● PROBLEM DETAILS: Without the pictures, extract every line from the start of the material to the line containing "const dataB = xB.map((x, i) => [x, yB[i]]);", both ends included.

● SOURCE DATA:
# # # # # # #
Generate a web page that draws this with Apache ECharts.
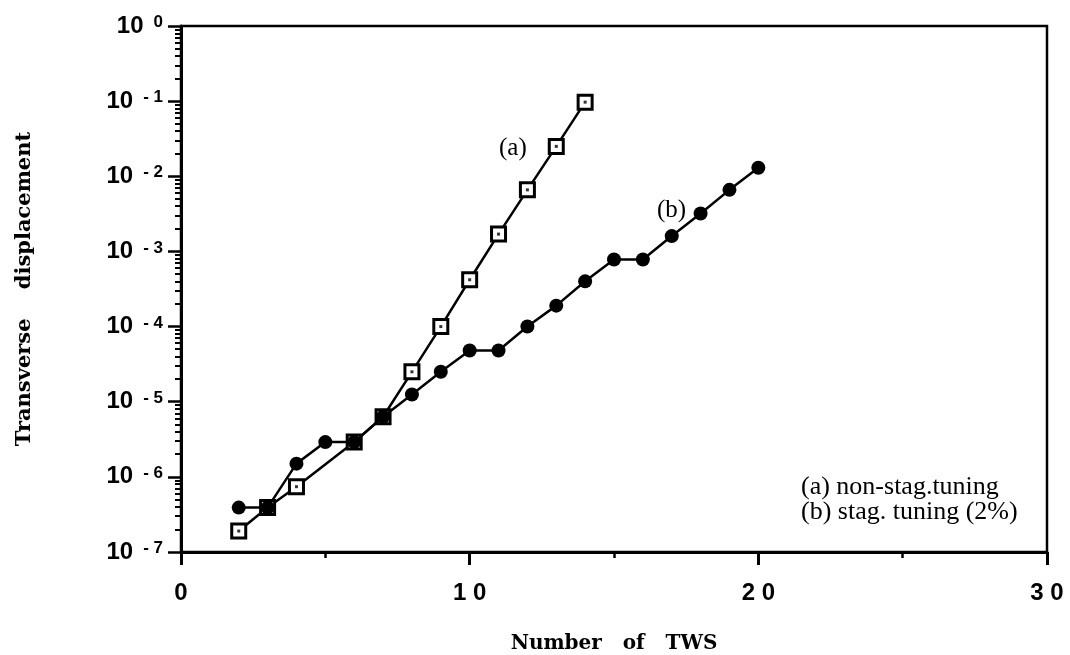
<!DOCTYPE html>
<html><head><meta charset="utf-8">
<script src="https://cdn.jsdelivr.net/npm/echarts@6/dist/echarts.min.js"></script>
<style>html,body{margin:0;padding:0;background:#fff}#c{width:1070px;height:655px}</style>
</head><body><div id="c"></div>
<script>
// ---- data ----
const xTicks = [0, 10, 20, 30];
const yDecades = [1e-7, 1e-6, 1e-5, 1e-4, 1e-3, 1e-2, 1e-1, 1];
const xA = [2, 3, 4, 6, 7, 8, 9, 10, 11, 12, 13, 14];
const yA = [1.9e-7, 3.9e-7, 7.4e-7, 2.9e-6, 6.3e-6, 2.5e-5, 1.0e-4, 4.2e-4, 1.7e-3, 6.6e-3, 2.5e-2, 9.7e-2];
const xB = [2, 3, 4, 5, 6, 7, 8, 9, 10, 11, 12, 13, 14, 15, 16, 17, 18, 19, 20];
const yB = [3.9e-7, 3.9e-7, 1.5e-6, 2.9e-6, 2.9e-6, 6.3e-6, 1.25e-5, 2.5e-5, 4.8e-5, 4.8e-5, 1.0e-4, 1.9e-4, 4.0e-4, 7.8e-4, 7.8e-4, 1.6e-3, 3.2e-3, 6.6e-3, 1.3e-2];
const xMinorTicks = [5, 15, 25];
const yMinor = [];
for (let e = -7; e < 0; e++) for (let m = 2; m <= 9; m++) yMinor.push(m * Math.pow(10, e));

const dataA = xA.map((x, i) => [x, yA[i]]);
const dataB = xB.map((x, i) => [x, yB[i]]);

const chart = echarts.init(document.getElementById('c'), null, {renderer: 'canvas'});
const sans = 'Liberation Sans, Arial, sans-serif';
const serif = 'DejaVu Serif, serif';
chart.setOption({
  animation: false,
  backgroundColor: '#fff',
  grid: {left: 181, right: 23, top: 26, bottom: 103, outerBoundsMode: 'none', containLabel: false,
    show: true, borderColor: '#000', borderWidth: 2.5, backgroundColor: 'transparent'},
  xAxis: [{
    type: 'value', min: 0, max: 30, interval: 10,
    axisLine: {show: true, lineStyle: {color: '#000', width: 3}},
    axisTick: {show: true, inside: false, length: 13, lineStyle: {color: '#000', width: 3}},
    axisLabel: {color: '#000', fontFamily: sans, fontWeight: 'bold', fontSize: 24, margin: 29,
      formatter: v => String(v).split('').join(' ')},
    splitLine: {show: false},
    name: 'Number   of   TWS', nameLocation: 'middle', nameGap: 82,
    nameTextStyle: {color: '#000', fontFamily: serif, fontWeight: 'bold', fontSize: 20}
  }, {
    type: 'value', min: 0, max: 30, position: 'bottom', gridIndex: 0,
    axisLine: {show: false},
    axisTick: {show: true, length: 6, customValues: xMinorTicks, lineStyle: {color: '#000', width: 2.5}},
    axisLabel: {show: false},
    splitLine: {show: false}
  }],
  yAxis: [{
    type: 'log', logBase: 10, min: 1e-7, max: 1,
    axisLine: {show: true, lineStyle: {color: '#000', width: 3}},
    axisTick: {show: true, length: 13, customValues: yDecades, lineStyle: {color: '#000', width: 2.5}},
    axisLabel: {
      customValues: yDecades, margin: 18, color: '#000',
      formatter: v => {
        const e = Math.round(Math.log10(v));
        return '{b|10}{s|' + (e < 0 ? '- ' + Math.abs(e) : String(e)) + '}';
      },
      rich: {
        b: {fontFamily: sans, fontWeight: 'bold', fontSize: 24, lineHeight: 24, verticalAlign: 'bottom', color: '#000'},
        s: {fontFamily: sans, fontWeight: 'bold', fontSize: 17, lineHeight: 18, verticalAlign: 'top', padding: [0, 0, 12, 10], color: '#000'}
      }
    },
    splitLine: {show: false},
    name: 'Transverse    displacement', nameLocation: 'middle', nameGap: 146, nameRotate: 90,
    nameTextStyle: {color: '#000', fontFamily: serif, fontWeight: 'bold', fontSize: 21}
  }, {
    type: 'log', logBase: 10, min: 1e-7, max: 1, position: 'left',
    axisLine: {show: false},
    axisTick: {show: true, length: 6, customValues: yMinor, lineStyle: {color: '#000', width: 2}},
    axisLabel: {show: false},
    splitLine: {show: false}
  }],
  graphic: [
    {type: 'text', left: 499, top: 136, style: {text: '(a)', font: '25px "Liberation Serif", serif', fill: '#000'}},
    {type: 'text', left: 657, top: 198, style: {text: '(b)', font: '25px "Liberation Serif", serif', fill: '#000'}},
    {type: 'text', left: 801, top: 474, style: {text: '(a) non-stag.tuning', font: '26px "Liberation Serif", serif', fill: '#000'}},
    {type: 'text', left: 801, top: 499, style: {text: '(b) stag. tuning (2%)', font: '26px "Liberation Serif", serif', fill: '#000'}}
  ],
  series: [
    {name: '(a)', type: 'line', data: dataA, symbol: 'rect', symbolSize: 14, z: 2,
      lineStyle: {color: '#000', width: 2.5},
      itemStyle: {color: '#fff', borderColor: '#000', borderWidth: 3}},
    {name: '(b)', type: 'line', data: dataB, symbol: 'circle', symbolSize: 14, z: 3,
      lineStyle: {color: '#000', width: 2.5},
      itemStyle: {color: '#000'}},
    {name: '(a) dot', type: 'scatter', data: dataA, symbol: 'rect', symbolSize: 3, z: 4,
      itemStyle: {color: '#000'}}
  ]
});
</script></body></html>
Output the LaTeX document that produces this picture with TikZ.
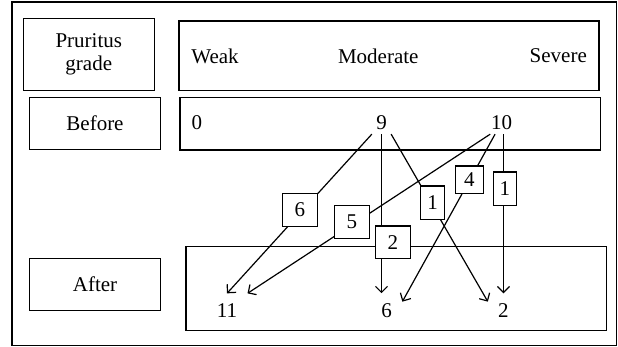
\documentclass[tikz,border=0pt]{standalone}
\usepackage{fontspec}
\setmainfont{Liberation Serif}
\usepackage{tikz}
\usetikzlibrary{arrows.meta}

\begin{document}
\begin{tikzpicture}[x=0.5pt,y=-0.5pt,font=\fontsize{10.5}{11.5}\selectfont,
	box/.style={draw,line width=0.6pt,inner sep=0pt,align=center},
	cnt/.style={draw,fill=white,line width=0.6pt,inner sep=0pt},
	srcval/.style={inner sep=2pt},
	dstval/.style={inner sep=5pt},
	arr/.style={-{Straight Barb[length=3pt,width=6pt]},line width=0.6pt}]
		\useasboundingbox (0,0) rectangle (618,347);
		\draw[line width=0.6pt] (12,2) rectangle (616.5,345.5);
		\draw[color=black]
		node[box,minimum width=65.5pt,minimum height=36.2pt] (grade) at (88.8,54.5){Pruritus\\grade}
		node[box,minimum width=210pt,minimum height=34.85pt] (scale) at (389,55.9){}
		node (weak) at (215,56){Weak}
		node (moderate) at (378.3,56){Moderate}
		node (severe) at (558.3,56){Severe}
		node[box,minimum width=65.7pt,minimum height=26pt] (before) at (95,123.3){Before}
		node[box,minimum width=210.35pt,minimum height=26.35pt] (beforerow) at (390.35,123.65){}
		node[box,minimum width=65.7pt,minimum height=26pt] (after) at (95,284.7){After}
		node[box,minimum width=210.35pt,minimum height=42pt] (afterrow) at (396.35,288.7){};
		% values before
		\draw[color=black]
		node[srcval] (b0) at (197,123){0}
		node[srcval] (b9) at (381.5,122.7){9}
		node[srcval] (b10) at (501.7,122.7){10};
		% values after
		\draw[color=black]
		node[dstval] (a11) at (227,310.7){11}
		node[dstval] (a6) at (386.7,310.7){6}
		node[dstval] (a2) at (503.5,310.7){2};
		\draw [arr] (b9.south west) -- (a11.north);
		\draw [arr] (b9) -- (b9 |- a6.north);
		\draw [arr] (b9.south east) -- (a2.150);
		\draw [arr] (b10.225) -- (a11.north east);
		\draw [arr] (b10.240) -- (a6.30);
		\draw [arr] (a2 |- b10.south) -- (a2.north);
		% patient counts
		\draw[color=black]
		node[cnt,minimum width=17.3pt,minimum height=16.7pt] (c6) at (300,210){6}
		node[cnt,minimum width=17.5pt,minimum height=16.5pt] (c5) at (351.8,221.8){5}
		node[cnt,minimum width=17.5pt,minimum height=16.35pt] (c2) at (392.8,242.3){2}
		node[cnt,minimum width=11.8pt,minimum height=16.65pt] (c1a) at (432.5,202.7){1}
		node[cnt,minimum width=14pt,minimum height=13.75pt] (c4) at (469.3,179.8){4}
		node[cnt,minimum width=11.7pt,minimum height=16.65pt] (c1b) at (505,188.7){1};
		\end{tikzpicture}
\end{document}
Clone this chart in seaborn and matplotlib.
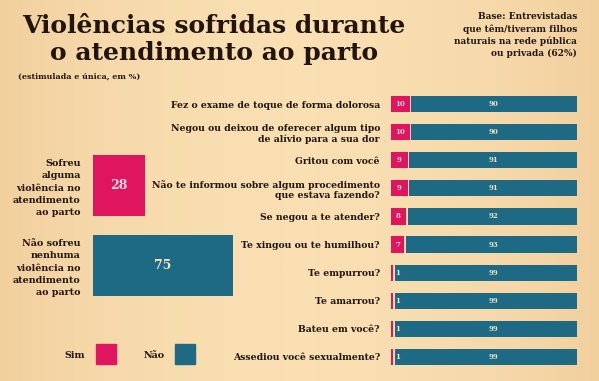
# # # # # # #
● THE RESULT:
Generate a web page that draws this with Apache ECharts.
<!DOCTYPE html>
<html><head><meta charset="utf-8">
<script src="https://cdn.jsdelivr.net/npm/echarts@6/dist/echarts.min.js"></script>
<style>html,body{margin:0;padding:0;background:#fff}#c{width:1070px;height:655px}</style>
</head><body><div id="c"></div>
<script>
// ---- data ----
const xTicks = [0, 10, 20, 30];
const yDecades = [1e-7, 1e-6, 1e-5, 1e-4, 1e-3, 1e-2, 1e-1, 1];
const xA = [2, 3, 4, 6, 7, 8, 9, 10, 11, 12, 13, 14];
const yA = [1.9e-7, 3.9e-7, 7.4e-7, 2.9e-6, 6.3e-6, 2.5e-5, 1.0e-4, 4.2e-4, 1.7e-3, 6.6e-3, 2.5e-2, 9.7e-2];
const xB = [2, 3, 4, 5, 6, 7, 8, 9, 10, 11, 12, 13, 14, 15, 16, 17, 18, 19, 20];
const yB = [3.9e-7, 3.9e-7, 1.5e-6, 2.9e-6, 2.9e-6, 6.3e-6, 1.25e-5, 2.5e-5, 4.8e-5, 4.8e-5, 1.0e-4, 1.9e-4, 4.0e-4, 7.8e-4, 7.8e-4, 1.6e-3, 3.2e-3, 6.6e-3, 1.3e-2];
const xMinorTicks = [5, 15, 25];
const yMinor = [];
for (let e = -7; e < 0; e++) for (let m = 2; m <= 9; m++) yMinor.push(m * Math.pow(10, e));

const dataA = xA.map((x, i) => [x, yA[i]]);
const dataB = xB.map((x, i) => [x, yB[i]]);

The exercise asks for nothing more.